Here is a spreadsheet link that someone else compiled with many more pH values for cleansers: https://docs.google....dit?pli=1#gid=0
Cerave Hydrating cleanser: 5.2-5.8
Cerave Foaming Facial Cleanser: 5.5
CeraVe AM: 6.0-6.5
CeraVe PM: 5.0-6.0
CeraVe Moisturizing Cream: 5.0-6.0
From what I understand, using a too high pH will damage your skin and cause it to lose it's ability to naturally fight off acne and other germs, etc. It will degrade the acid mantle. Normal skin range is 4.5-5.5 with an optimum (as I understand) 5.5pH. Many topicals rely on pH to be effective. Even if you get an acid (BHA or AHA) at the correct pH for maximum effectiveness, if you put it on skin that has a high pH, the acid will lose it's ability to properly work. I didn't know this and while I've been using mild topicals, I've never bothered to make sure they were used in the correct environment. I used to use the Desert Essence wash, but wow that's an 8! I did use teh Stridex afterwards (not knowing the pH then) and I assume that if nothing else, it brought the pH down in my skin. At least it is useful for something (since the pH is too high for the SA to work as I understand it).
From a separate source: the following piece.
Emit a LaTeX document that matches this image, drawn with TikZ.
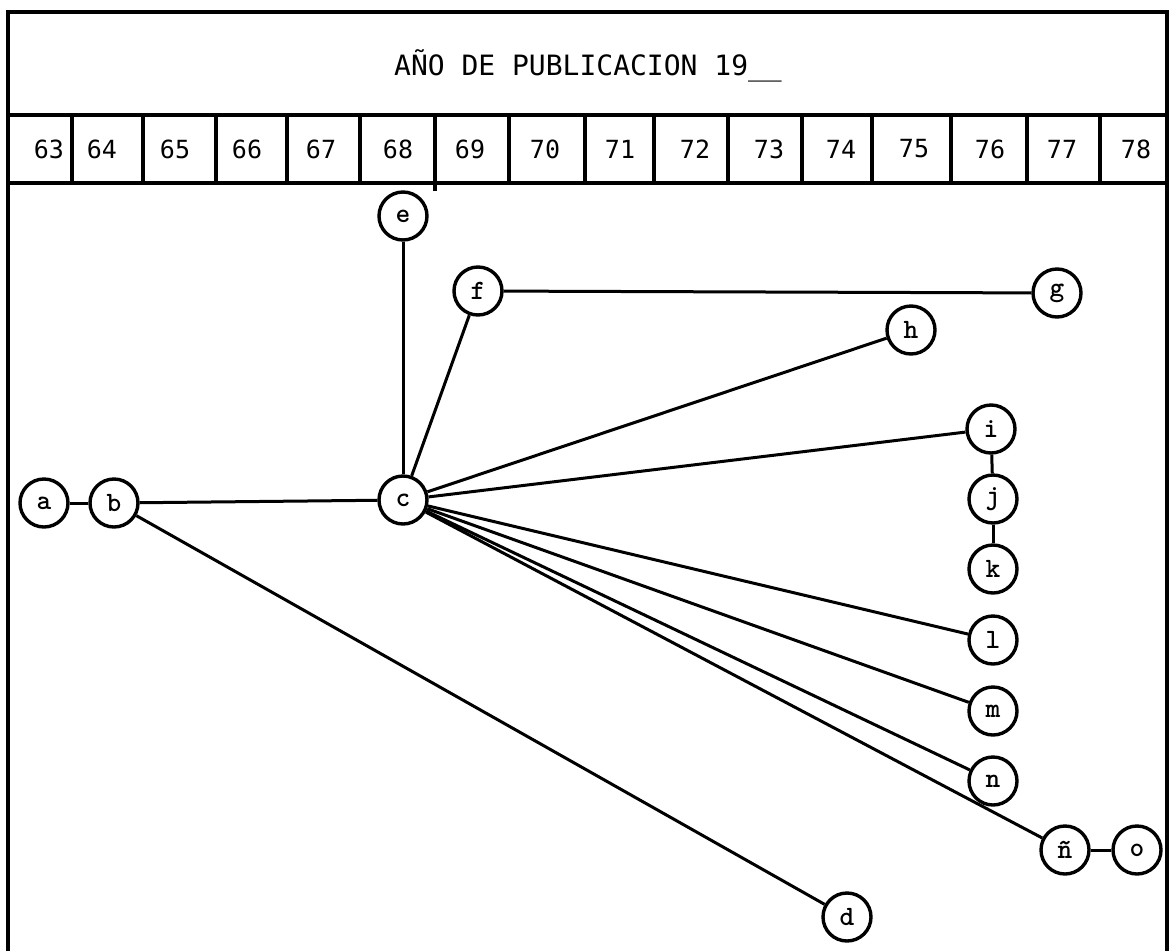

I am currently using the Neutrogena Ultra Gentle, and while it is still high at 7, it is an improvement. I have been using diluted ACV as a toner afterwards to help lower the pH back to normal. I let this dry before applying any acidic topical.
I am wondering, though, if I might be able to mix a bit of my glycolic acid peel into the Neutrogena. In the experiment above, it effectively brought the pH down to a 4-5. Of course, at this level, I expect that I'd see no exfoliation properties, and that's ok because it's a cleanser and I don't intend to leave it on long enough anyways. But, it will work to bring the pH down. I have not tried this on my face, however. I am wondering if it would be ok to add? I found a product called sebamed which is formulated to 5.5, but i can't find it in any local store and it is back-ordered online. Also, it's more expensive than the Neutrogena. I'm so far happy with my current cleanser (it is listed under the 100% non-comodegenic list in the forum)--It would be perfect if the pH was optimum. Hence the curiosity if you can manually lower the ph by adding the glycolic peel liquid (this is an actual peel--not leave on. You use for a few mins and then must neutralize). I would assume since the neutrogena is higher in pH and the combined pH is only 4-5, surely no need to neutralize and the acid won't have any exfoliating effect..or very little. I'd love to hear any thoughts on that!
Edited by callendula, 17 April 2015 - 01:43 PM.